Copper Mountain Mining (ASX: C6C) has put its Canadian treatment plant on “preventative” shutdown after being hit by a ransomware attack.

It has released no details of the cyber-attack on its systems but reports that it quickly implemented its risk management protocols in response to the attack.

The company operates the 75%-owned Copper Mountain mine, 20km south of Princeton, British Columbia, and 300km from the port at Vancouver through which it ships its output.

The mine has a 45,000 tonnes per day plant that uses conventional crushing, grinding and floatation.

Ransomware attacks targeting metal products

Copper Mountain says it isolated all operations where possible and the mill was closed down while staff assessed the effects on its control systems.

The mine produces about 4,500 tonnes per annum of copper concentrates, along with gold and silver.

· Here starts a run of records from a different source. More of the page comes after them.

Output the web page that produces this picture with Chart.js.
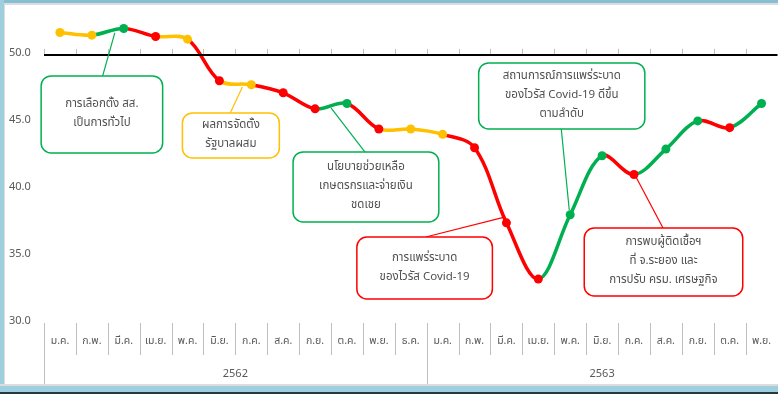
<!DOCTYPE html>
<html>
<head>
<meta charset="utf-8">
<script src="https://cdn.jsdelivr.net/npm/chart.js@4"></script>
<style>
  html, body { margin: 0; padding: 0; overflow: hidden; background: #ffffff; }
  canvas { display: block; }
</style>
</head>
<body>
<canvas id="myChart" width="782" height="394"></canvas>
<script>
// เดือน / ปี
const months = ["ม.ค.", "ก.พ.", "มี.ค.", "เม.ย.", "พ.ค.", "มิ.ย.", "ก.ค.", "ส.ค.", "ก.ย.", "ต.ค.", "พ.ย.", "ธ.ค.",
  "ม.ค.", "ก.พ.", "มี.ค.", "เม.ย.", "พ.ค.", "มิ.ย.", "ก.ค.", "ส.ค.", "ก.ย.", "ต.ค.", "พ.ย."];
const years = ["2562", "2563"];
const monthsPerYear = [12, 11];

// ค่าดัชนี
const values = [51.6, 51.4, 51.9, 51.3, 51.1, 48.0, 47.7, 47.1, 45.9, 46.3, 44.4, 44.4,
  44.0, 43.0, 37.4, 33.2, 38.0, 42.4, 41.0, 42.9, 45.0, 44.5, 46.3];

// ทิศทางเทียบเดือนก่อน: up / down / flat
const trend = ["flat", "flat", "up", "down", "flat", "down", "flat", "down", "down", "up", "down", "flat",
  "flat", "down", "down", "down", "up", "up", "down", "up", "up", "down", "up"];

const yTicks = [30, 35, 40, 45, 50];

const noteTexts = [
  ["การเลือกตั้ง สส.", "เป็นการทั่วไป"],
  ["ผลการจัดตั้ง", "รัฐบาลผสม"],
  ["นโยบายช่วยเหลือ", "เกษตรกรและจ่ายเงิน", "ชดเชย"],
  ["สถานการณ์การแพร่ระบาด", "ของไวรัส Covid-19 ดีขึ้น", "ตามลำดับ"],
  ["การแพร่ระบาด", "ของไวรัส Covid-19"],
  ["การพบผู้ติดเชื้อฯ", "ที่ จ.ระยอง และ", "การปรับ ครม. เศรษฐกิจ"]
];
const noteKinds = ["up", "flat", "up", "up", "down", "down"];

const colors = { up: "#00B050", down: "#FF0000", flat: "#FFC000" };
const FONT = "Tahoma, 'Leelawadee UI', 'Noto Sans Thai', 'DejaVu Sans', sans-serif";

const framePlugin = {
  id: "frame",
  beforeDraw: (chart) => {
    const { ctx, width, height } = chart;
    ctx.save();
    ctx.fillStyle = "#ffffff";
    ctx.fillRect(0, 0, width, height);
    ctx.restore();
  },
  afterDraw: (chart) => {
    const { ctx, width, height } = chart;
    ctx.save();
    ctx.fillStyle = "#86bfd2";
    ctx.fillRect(0, 0, width, 3);
    ctx.fillStyle = "#dcdcdc";
    ctx.fillRect(0, 3, width, 2);
    ctx.fillStyle = "#9dcfdf";
    ctx.fillRect(0, 0, 4, height);
    ctx.fillStyle = "#dcdcdc";
    ctx.fillRect(4, 5, 1, height);
    ctx.fillStyle = "#dcdcdc";
    ctx.fillRect(0, 384, width, 2);
    ctx.fillStyle = "#9dcfdf";
    ctx.fillRect(0, 386, width, 6);
    ctx.fillStyle = "#27383d";
    ctx.fillRect(0, 392, width, 2);
    ctx.restore();
  }
};

// เส้นแกนที่ 50, ป้ายเดือน และเส้นแบ่งเดือน/ปี
const axisPlugin = {
  id: "axisDeco",
  afterDatasetsDraw: (chart) => {
    const { ctx, chartArea, scales } = chart;
    const x = scales.x, y = scales.y;
    const w = (chartArea.right - chartArea.left) / months.length;
    const y50 = y.getPixelForValue(50);
    ctx.save();
    // tick marks above the 50 line
    ctx.strokeStyle = "#bfbfbf";
    ctx.lineWidth = 1;
    for (let i = 0; i <= months.length; i++) {
      const px = Math.round(chartArea.left + i * w) + 0.5;
      ctx.beginPath();
      ctx.moveTo(px, y50 - 5);
      ctx.lineTo(px, y50);
      ctx.stroke();
    }
    // separators under the plot
    const top = chartArea.bottom + 1;
    let start = 0;
    const yearBounds = [0];
    monthsPerYear.forEach((n) => { start += n; yearBounds.push(start); });
    for (let i = 0; i < months.length; i++) {
      const px = Math.round(chartArea.left + i * w) + 0.5;
      const full = yearBounds.includes(i);
      ctx.beginPath();
      ctx.moveTo(px, top);
      ctx.lineTo(px, full ? 388 : top + 32);
      ctx.stroke();
    }
    // month labels
    ctx.fillStyle = "#595959";
    ctx.font = "10.5px " + FONT;
    ctx.textAlign = "center";
    ctx.textBaseline = "middle";
    months.forEach((m, i) => {
      ctx.fillText(m, x.getPixelForValue(i), chartArea.bottom + 20);
    });
    // year labels
    ctx.font = "11px " + FONT;
    years.forEach((yr, k) => {
      const a = chartArea.left + yearBounds[k] * w;
      const b = Math.min(chartArea.left + yearBounds[k + 1] * w, 778);
      ctx.fillText(yr, (a + b) / 2, 375);
    });
    // black axis line at 50
    ctx.strokeStyle = "#000000";
    ctx.lineWidth = 2;
    ctx.beginPath();
    ctx.moveTo(chartArea.left, Math.round(y50) + 1);
    ctx.lineTo(chartArea.right, Math.round(y50) + 1);
    ctx.stroke();
    ctx.restore();
  }
};

// กล่องคำอธิบาย
const notesPlugin = {
  id: "notes",
  afterDraw: (chart, args, options) => {
    const { ctx, scales } = chart;
    const x = scales.x, y = scales.y;
    ctx.save();
    options.items.forEach((n, k) => {
      const color = colors[noteKinds[k]];
      const x1 = x.getPixelForValue(n.box[0]);
      const x2 = x.getPixelForValue(n.box[1]);
      const y1 = y.getPixelForValue(n.box[2]);
      const y2 = y.getPixelForValue(n.box[3]);
      // connector
      const bx = x.getPixelForValue(n.base);
      const by = n.fromTop ? y1 : y2;
      const tx = x.getPixelForValue(n.tip[0]);
      const ty = y.getPixelForValue(n.tip[1]);
      ctx.strokeStyle = color;
      ctx.lineWidth = 1.2;
      ctx.beginPath();
      ctx.moveTo(bx, by);
      ctx.lineTo(tx, ty);
      ctx.stroke();
      // box
      ctx.fillStyle = "#ffffff";
      ctx.lineWidth = 1.5;
      ctx.beginPath();
      ctx.roundRect(x1, y1, x2 - x1, y2 - y1, 10);
      ctx.fill();
      ctx.stroke();
      // text
      const lines = noteTexts[k];
      ctx.fillStyle = "#505050";
      ctx.font = "11.5px " + FONT;
      ctx.textAlign = "center";
      ctx.textBaseline = "middle";
      const cy = (y1 + y2) / 2;
      const lh = 19;
      lines.forEach((t, j) => {
        ctx.fillText(t, (x1 + x2) / 2, cy + (j - (lines.length - 1) / 2) * lh);
      });
    });
    ctx.restore();
  }
};

const myChart = new Chart("myChart", {
  type: "line",
  data: {
    labels: months,
    datasets: [
      {
        data: values,
        borderWidth: 3.5,
        tension: 0.35,
        clip: false,
        pointRadius: 4.5,
        pointHoverRadius: 4.5,
        pointBorderWidth: 0,
        pointBackgroundColor: trend.map((t) => colors[t]),
        pointBorderColor: trend.map((t) => colors[t]),
        borderColor: colors.flat,
        segment: {
          borderColor: (c) => colors[trend[c.p1DataIndex]]
        }
      }
    ]
  },
  options: {
    responsive: false,
    animation: false,
    events: [],
    layout: { padding: { top: 7, right: 2, left: 9, bottom: 0 } },
    scales: {
      x: {
        offset: true,
        grid: { display: false, drawTicks: false },
        border: { display: false },
        ticks: { display: false },
        afterFit: (s) => { s.height = 72; }
      },
      y: {
        min: 30,
        max: 53.5,
        grid: { display: false, drawTicks: false },
        border: { display: false },
        afterBuildTicks: (s) => { s.ticks = yTicks.map((v) => ({ value: v })); },
        ticks: {
          color: "#595959",
          font: { size: 11, family: FONT },
          padding: 0,
          crossAlign: "far",
          callback: (v) => Number(v).toFixed(1)
        },
        afterFit: (s) => { s.width = 35; }
      }
    },
    plugins: {
      legend: { display: false },
      tooltip: { enabled: false },
      notes: {
        items: [
          { box: [-0.59, 3.22, 48.36, 42.61], base: 1.34, fromTop: true, tip: [1.72, 51.57] },
          { box: [3.84, 6.88, 45.6, 42.24], base: 5.34, fromTop: true, tip: [5.72, 47.54] },
          { box: [7.31, 11.88, 42.69, 37.46], base: 9.56, fromTop: true, tip: [8.5, 45.97] },
          { box: [13.13, 18.34, 49.33, 44.4], base: 15.72, fromTop: false, tip: [15.97, 38.36] },
          { box: [9.31, 13.56, 36.34, 31.72], base: 11.47, fromTop: true, tip: [13.97, 37.84] },
          { box: [16.44, 21.41, 37.01, 31.94], base: 18.91, fromTop: true, tip: [18.03, 40.97] }
        ]
      }
    }
  },
  plugins: [framePlugin, axisPlugin, notesPlugin]
});
</script>
</body>
</html>
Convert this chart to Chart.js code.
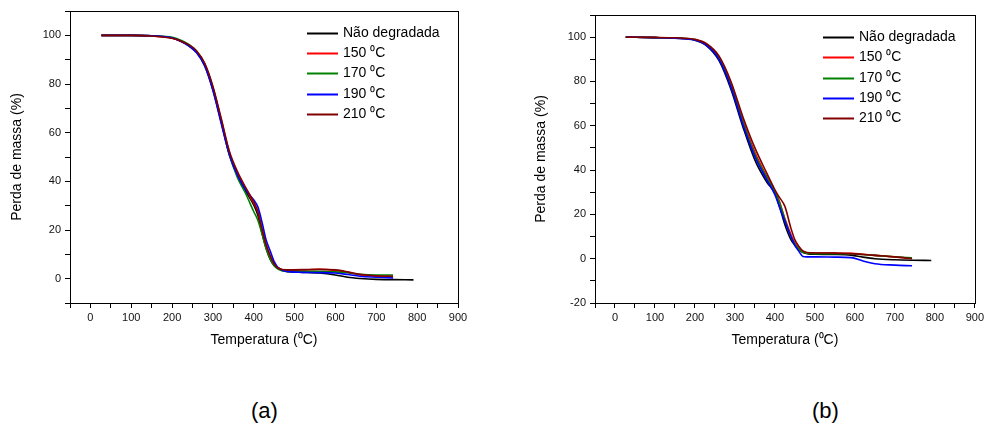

“Copper Mountain is investigating the source of the attack and is contact with the relevant authorities,” the company stated.

Recorded Future, a Massachusetts-based cyber security company, reports that ransomware attacks in North America on manufacturing organisations, “especially related to metal products” have been frequent in 2022.

Dragos, a cybersecurity company based in Houston (and with an office in Melbourne), is reported saying that one criminal operation, LockBit, goes after mining and water treatment plants.

Increasing cyber-attacks on miners

In October, a cyber gang also attacked a plant owned by Hamburg-based Aurubis, which recycles copper and produces about 1 million tonnes per annum of copper cathode.

At the time, the company said that its incident “was apparently part of a larger attack on the metals and mining industry”.

Two months earlier, an environmental hacking group released documents from mining companies operating in Guatemala and Colombia.

Meanwhile, Copper Mountain has bigger plans: it has a new life-of-mine to expand the mill to 65,000tpd and thus increasing output to 6,260 tonnes of copper concentrate.

The company’s ground covers about 18,000 acres (7,284ha) and consists of 135 crown grants, 176 mining claims and 14 mining leases.